→ **WHAT IS ASKED**: Write out each line word for word. Drop pictures.

→ **PROVIDED MATERIAL**:
####################
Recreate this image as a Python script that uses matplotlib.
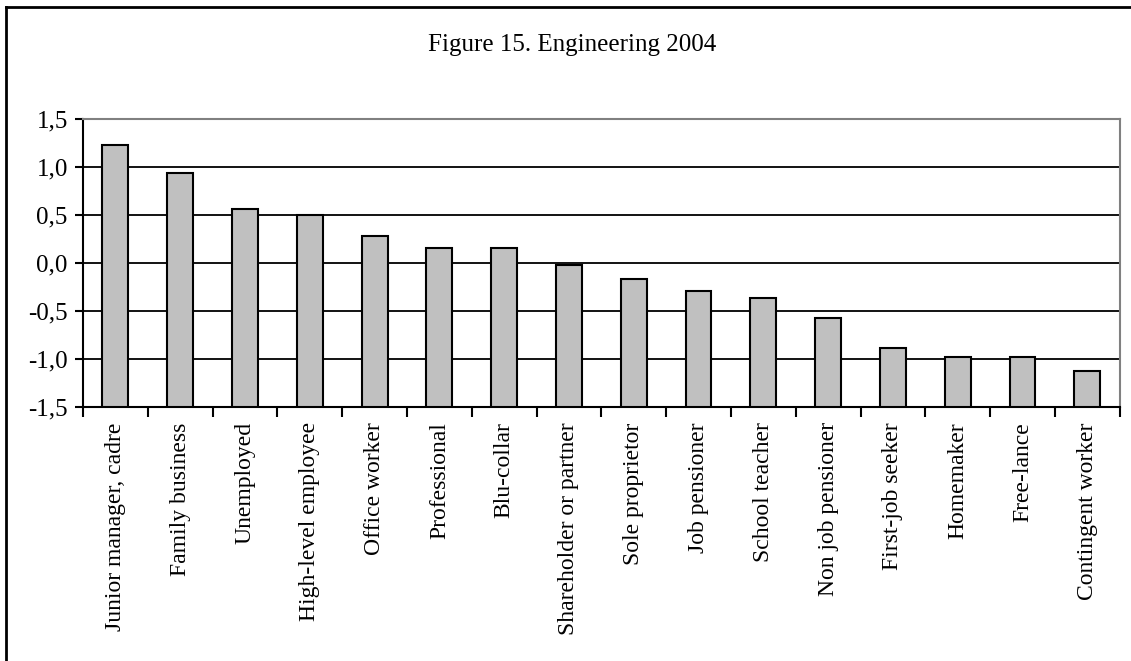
import matplotlib
matplotlib.use("Agg")
import matplotlib.pyplot as plt
from matplotlib.ticker import FuncFormatter, FixedLocator
from matplotlib.lines import Line2D

# Categories and values
categories = [
    "Junior manager, cadre", "Family business", "Unemployed",
    "High-level employee", "Office worker", "Professional", "Blu-collar",
    "Shareholder or partner", "Sole proprietor", "Job pensioner",
    "School teacher", "Non job pensioner", "First-job seeker",
    "Homemaker", "Free-lance", "Contingent worker",
]
values = [1.23, 0.94, 0.56, 0.50, 0.28, 0.16, 0.16, -0.02,
          -0.17, -0.29, -0.37, -0.57, -0.89, -0.98, -0.98, -1.13]
y_ticks = [-1.5, -1.0, -0.5, 0.0, 0.5, 1.0, 1.5]
y_min = -1.5

plt.rcParams["font.family"] = ["Liberation Serif", "DejaVu Serif"]

fig = plt.figure(figsize=(11.31, 6.61), dpi=100)
ax = fig.add_axes([0.0734, 0.3843, 0.9166, 0.4357])

x = list(range(len(categories)))
# Excel-style: bars grow from the axis minimum
heights = [v - y_min for v in values]
ax.bar(x, heights, width=0.4, bottom=y_min, color="#C0C0C0",
       edgecolor="black", linewidth=1.5, zorder=3)

ax.set_xlim(-0.5, len(categories) - 0.5)
ax.set_ylim(y_min, 1.5)

ax.yaxis.set_major_locator(FixedLocator(y_ticks))
ax.yaxis.set_major_formatter(FuncFormatter(lambda v, p: f"{v:.1f}".replace(".", ",")))
ax.grid(axis="y", color="black", linewidth=1.3, zorder=1)

# category ticks at boundaries, labels at centres
ax.set_xticks([i - 0.5 for i in range(len(categories) + 1)])
ax.set_xticklabels([])
ax.set_xticks(x, minor=True)
ax.set_xticklabels(categories, minor=True, rotation=90, fontsize=17,
                   va="top", ha="center")
ax.tick_params(axis="x", which="major", length=7, width=1.5, direction="out")
ax.tick_params(axis="x", which="minor", length=0, pad=11)
ax.tick_params(axis="y", length=6, width=1.5, direction="out", pad=5, labelsize=18)

for side in ["left", "bottom"]:
    ax.spines[side].set_color("black")
    ax.spines[side].set_linewidth(1.5)
for side in ["top", "right"]:
    ax.spines[side].set_color("#808080")
    ax.spines[side].set_linewidth(1.5)

fig.text(0.506, 0.932, "Figure 15. Engineering 2004", ha="center", va="center",
         fontsize=18)

# outer frame (only left and top edges fall inside the picture)
fig.add_artist(Line2D([6 / 1131, 6 / 1131], [0, 1 - 7 / 661], color="black",
                      linewidth=2, transform=fig.transFigure))
fig.add_artist(Line2D([6 / 1131, 1], [1 - 7 / 661, 1 - 7 / 661], color="black",
                      linewidth=2, transform=fig.transFigure))

fig.savefig("out.png", dpi=100, facecolor="white")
####################
→ **EXERCISE RESPONSE**:
Recreate this image as a Python script that uses matplotlib.
import matplotlib
matplotlib.use("Agg")
import matplotlib.pyplot as plt
from matplotlib.ticker import FuncFormatter, FixedLocator
from matplotlib.lines import Line2D

# Categories and values
categories = [
    "Junior manager, cadre", "Family business", "Unemployed",
    "High-level employee", "Office worker", "Professional", "Blu-collar",
    "Shareholder or partner", "Sole proprietor", "Job pensioner",
    "School teacher", "Non job pensioner", "First-job seeker",
    "Homemaker", "Free-lance", "Contingent worker",
]
values = [1.23, 0.94, 0.56, 0.50, 0.28, 0.16, 0.16, -0.02,
          -0.17, -0.29, -0.37, -0.57, -0.89, -0.98, -0.98, -1.13]
y_ticks = [-1.5, -1.0, -0.5, 0.0, 0.5, 1.0, 1.5]
y_min = -1.5

plt.rcParams["font.family"] = ["Liberation Serif", "DejaVu Serif"]

fig = plt.figure(figsize=(11.31, 6.61), dpi=100)
ax = fig.add_axes([0.0734, 0.3843, 0.9166, 0.4357])

x = list(range(len(categories)))
# Excel-style: bars grow from the axis minimum
heights = [v - y_min for v in values]
ax.bar(x, heights, width=0.4, bottom=y_min, color="#C0C0C0",
       edgecolor="black", linewidth=1.5, zorder=3)

ax.set_xlim(-0.5, len(categories) - 0.5)
ax.set_ylim(y_min, 1.5)

ax.yaxis.set_major_locator(FixedLocator(y_ticks))
ax.yaxis.set_major_formatter(FuncFormatter(lambda v, p: f"{v:.1f}".replace(".", ",")))
ax.grid(axis="y", color="black", linewidth=1.3, zorder=1)

# category ticks at boundaries, labels at centres
ax.set_xticks([i - 0.5 for i in range(len(categories) + 1)])
ax.set_xticklabels([])
ax.set_xticks(x, minor=True)
ax.set_xticklabels(categories, minor=True, rotation=90, fontsize=17,
                   va="top", ha="center")
ax.tick_params(axis="x", which="major", length=7, width=1.5, direction="out")
ax.tick_params(axis="x", which="minor", length=0, pad=11)
ax.tick_params(axis="y", length=6, width=1.5, direction="out", pad=5, labelsize=18)

for side in ["left", "bottom"]:
    ax.spines[side].set_color("black")
    ax.spines[side].set_linewidth(1.5)
for side in ["top", "right"]:
    ax.spines[side].set_color("#808080")
    ax.spines[side].set_linewidth(1.5)

fig.text(0.506, 0.932, "Figure 15. Engineering 2004", ha="center", va="center",
         fontsize=18)

# outer frame (only left and top edges fall inside the picture)
fig.add_artist(Line2D([6 / 1131, 6 / 1131], [0, 1 - 7 / 661], color="black",
                      linewidth=2, transform=fig.transFigure))
fig.add_artist(Line2D([6 / 1131, 1], [1 - 7 / 661, 1 - 7 / 661], color="black",
                      linewidth=2, transform=fig.transFigure))

fig.savefig("out.png", dpi=100, facecolor="white")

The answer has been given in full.